Aim of the task: Output all entries verbatim. Skip pictures.

Raw data:
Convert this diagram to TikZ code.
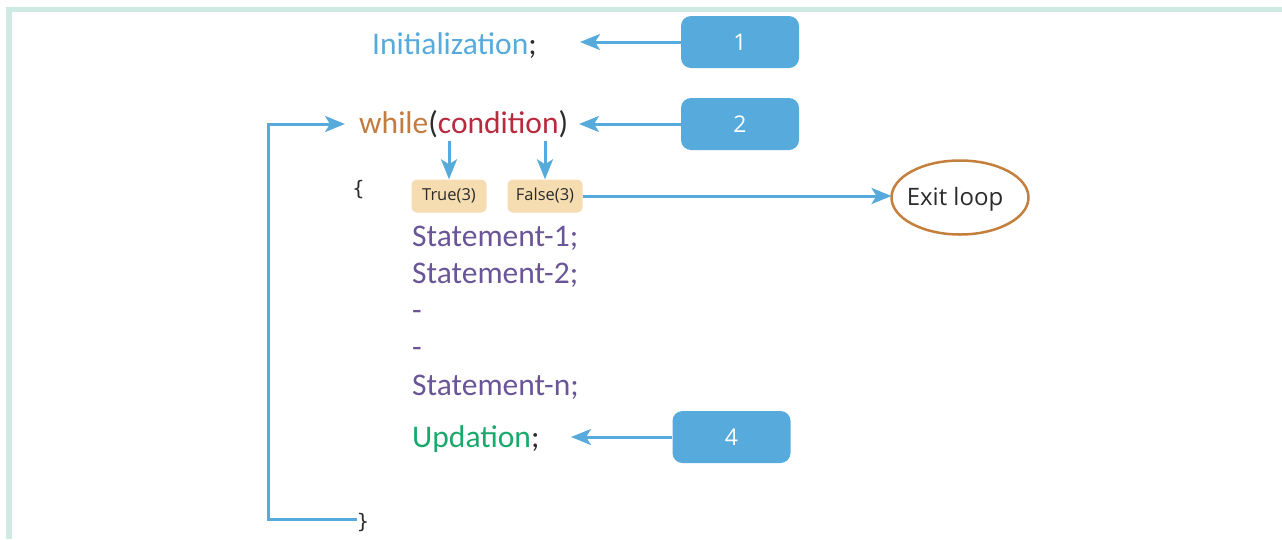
\documentclass[tikz,border=0pt]{standalone}
\usepackage{fontspec}
\setmainfont{Carlito}
\newfontfamily\labelfont{Open Sans}
\newfontfamily\bracefont{DejaVu Sans}
\usetikzlibrary{arrows.meta}
\definecolor{frameC}{HTML}{CFE9E3}
\definecolor{blueC}{HTML}{57AADC}
\definecolor{whileC}{HTML}{C27C3E}
\definecolor{condC}{HTML}{B92A3F}
\definecolor{darkC}{HTML}{2B2B2B}
\definecolor{stmtC}{HTML}{6A5598}
\definecolor{updC}{HTML}{1AA86B}
\definecolor{tagC}{HTML}{F5DDB1}
\definecolor{ellC}{HTML}{C47F3C}
\tikzset{
  codetext/.style={inner sep=0pt, anchor=base west, font=\fontsize{31.5}{37}\selectfont},
  numbox/.style={fill=blueC, rounded corners=10pt, minimum width=118pt, minimum height=52pt, inner sep=0pt, text=white, font=\labelfont\fontsize{23}{26}\selectfont},
  tagbox/.style={fill=tagC, rounded corners=5pt, minimum width=75pt, minimum height=33pt, inner sep=0pt, text=darkC, font=\labelfont\fontsize{16.5}{20}\selectfont},
  barrow/.style={draw=blueC, line width=3pt, -{Stealth[length=20pt,width=16pt,inset=5pt]}},
  bracetext/.style={inner sep=0pt, text=darkC, font=\bracefont\fontsize{20}{24}\selectfont}
}
\begin{document}
\begin{tikzpicture}[x=1pt,y=-1pt]
\useasboundingbox (0,0) rectangle (1282,539);
% frame
\draw[frameC, line width=5.5pt] (9,539) -- (9,9.5) -- (1282,9.5);

% code text
\node[codetext, text=blueC] (init) at (372,54) {Initialization\textcolor{darkC}{;}};
\node[codetext] (while) at (359,133) {\textcolor{whileC}{while}\textcolor{darkC}{(}\textcolor{condC}{condition}\textcolor{darkC}{)}};
\node[bracetext] (lbrace) at (358.5,190) {\{};
\node[codetext, text=stmtC] (s1) at (412,246) {Statement-1;};
\node[codetext, text=stmtC] (s2) at (412,283) {Statement-2;};
\node[codetext, text=stmtC] (d1) at (412,320) {-};
\node[codetext, text=stmtC] (d2) at (412,357) {-};
\node[codetext, text=stmtC] (sn) at (412,395) {Statement-n;};
\node[codetext, text=updC] (upd) at (412,447) {Updation\textcolor{darkC}{;}};
\node[bracetext] (rbrace) at (363,523) {\}};

% numbered boxes
\node[numbox] (b1) at (740,42) {1};
\node[numbox] (b2) at (740,124) {2};
\node[numbox] (b4) at (731.5,437) {4};

% tags
\node[tagbox] (true) at (449,196) {True(3)};
\node[tagbox] (false) at (545,196) {False(3)};

% exit ellipse
\draw[ellC, line width=2.5pt] (960,197.5) ellipse [x radius=68.5pt, y radius=37pt];
\node[inner sep=0pt, text=darkC, font=\labelfont\fontsize{24}{28}\selectfont] (exit) at (955,199) {Exit loop};
\coordinate (exitW) at (891.5,196);

% arrow ends
\coordinate (a1) at (580,42);
\coordinate (a2) at (579,124);
\coordinate (a4) at (571,437);
\coordinate (tT) at (449,141);
\coordinate (fT) at (545,141);
\coordinate (lpA) at (268,124);
\coordinate (lpB) at (268,519);
\coordinate (lpC) at (357,519);
\coordinate (lpEnd) at (345,124);

% connectors
\draw[barrow] (b1.west) -- (a1);
\draw[barrow] (b2.west) -- (a2);
\draw[barrow] (b4.west) -- (a4);
\draw[barrow] (tT) -- (true.north);
\draw[barrow] (fT) -- (false.north);
\draw[barrow] (false.east) -- (exitW);
\draw[barrow] (lpC) -- (lpB) -- (lpA) -- (lpEnd);
\end{tikzpicture}
\end{document}
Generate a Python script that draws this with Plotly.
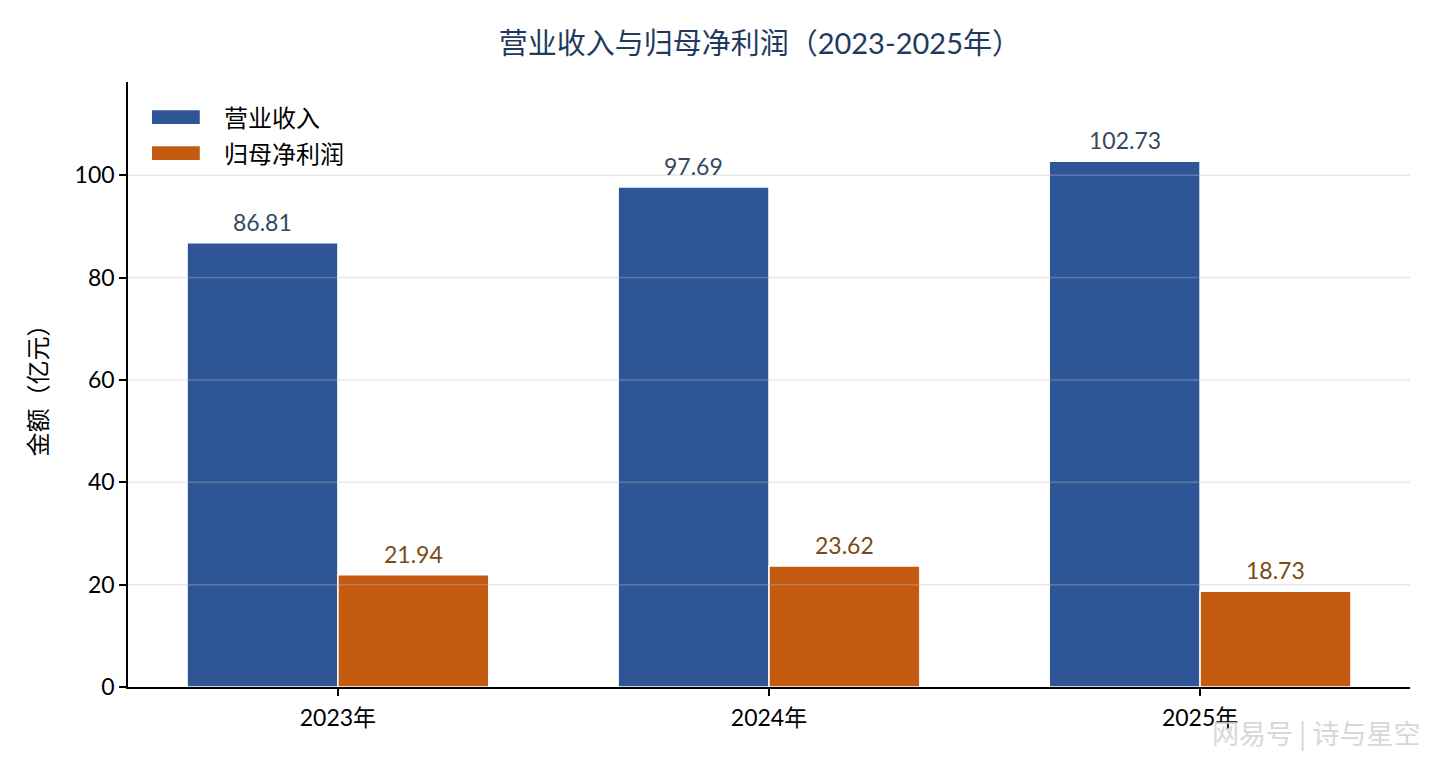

Correct answer:
Convert this diagram to TikZ code.
\documentclass[tikz,border=0pt]{standalone}
\usepackage{fontspec}
\setmainfont{Carlito}
\newfontfamily\labelfont{Open Sans}
\newfontfamily\bracefont{DejaVu Sans}
\usetikzlibrary{arrows.meta}
\definecolor{frameC}{HTML}{CFE9E3}
\definecolor{blueC}{HTML}{57AADC}
\definecolor{whileC}{HTML}{C27C3E}
\definecolor{condC}{HTML}{B92A3F}
\definecolor{darkC}{HTML}{2B2B2B}
\definecolor{stmtC}{HTML}{6A5598}
\definecolor{updC}{HTML}{1AA86B}
\definecolor{tagC}{HTML}{F5DDB1}
\definecolor{ellC}{HTML}{C47F3C}
\tikzset{
  codetext/.style={inner sep=0pt, anchor=base west, font=\fontsize{31.5}{37}\selectfont},
  numbox/.style={fill=blueC, rounded corners=10pt, minimum width=118pt, minimum height=52pt, inner sep=0pt, text=white, font=\labelfont\fontsize{23}{26}\selectfont},
  tagbox/.style={fill=tagC, rounded corners=5pt, minimum width=75pt, minimum height=33pt, inner sep=0pt, text=darkC, font=\labelfont\fontsize{16.5}{20}\selectfont},
  barrow/.style={draw=blueC, line width=3pt, -{Stealth[length=20pt,width=16pt,inset=5pt]}},
  bracetext/.style={inner sep=0pt, text=darkC, font=\bracefont\fontsize{20}{24}\selectfont}
}
\begin{document}
\begin{tikzpicture}[x=1pt,y=-1pt]
\useasboundingbox (0,0) rectangle (1282,539);
% frame
\draw[frameC, line width=5.5pt] (9,539) -- (9,9.5) -- (1282,9.5);

% code text
\node[codetext, text=blueC] (init) at (372,54) {Initialization\textcolor{darkC}{;}};
\node[codetext] (while) at (359,133) {\textcolor{whileC}{while}\textcolor{darkC}{(}\textcolor{condC}{condition}\textcolor{darkC}{)}};
\node[bracetext] (lbrace) at (358.5,190) {\{};
\node[codetext, text=stmtC] (s1) at (412,246) {Statement-1;};
\node[codetext, text=stmtC] (s2) at (412,283) {Statement-2;};
\node[codetext, text=stmtC] (d1) at (412,320) {-};
\node[codetext, text=stmtC] (d2) at (412,357) {-};
\node[codetext, text=stmtC] (sn) at (412,395) {Statement-n;};
\node[codetext, text=updC] (upd) at (412,447) {Updation\textcolor{darkC}{;}};
\node[bracetext] (rbrace) at (363,523) {\}};

% numbered boxes
\node[numbox] (b1) at (740,42) {1};
\node[numbox] (b2) at (740,124) {2};
\node[numbox] (b4) at (731.5,437) {4};

% tags
\node[tagbox] (true) at (449,196) {True(3)};
\node[tagbox] (false) at (545,196) {False(3)};

% exit ellipse
\draw[ellC, line width=2.5pt] (960,197.5) ellipse [x radius=68.5pt, y radius=37pt];
\node[inner sep=0pt, text=darkC, font=\labelfont\fontsize{24}{28}\selectfont] (exit) at (955,199) {Exit loop};
\coordinate (exitW) at (891.5,196);

% arrow ends
\coordinate (a1) at (580,42);
\coordinate (a2) at (579,124);
\coordinate (a4) at (571,437);
\coordinate (tT) at (449,141);
\coordinate (fT) at (545,141);
\coordinate (lpA) at (268,124);
\coordinate (lpB) at (268,519);
\coordinate (lpC) at (357,519);
\coordinate (lpEnd) at (345,124);

% connectors
\draw[barrow] (b1.west) -- (a1);
\draw[barrow] (b2.west) -- (a2);
\draw[barrow] (b4.west) -- (a4);
\draw[barrow] (tT) -- (true.north);
\draw[barrow] (fT) -- (false.north);
\draw[barrow] (false.east) -- (exitW);
\draw[barrow] (lpC) -- (lpB) -- (lpA) -- (lpEnd);
\end{tikzpicture}
\end{document}
Generate a Python script that draws this with Plotly.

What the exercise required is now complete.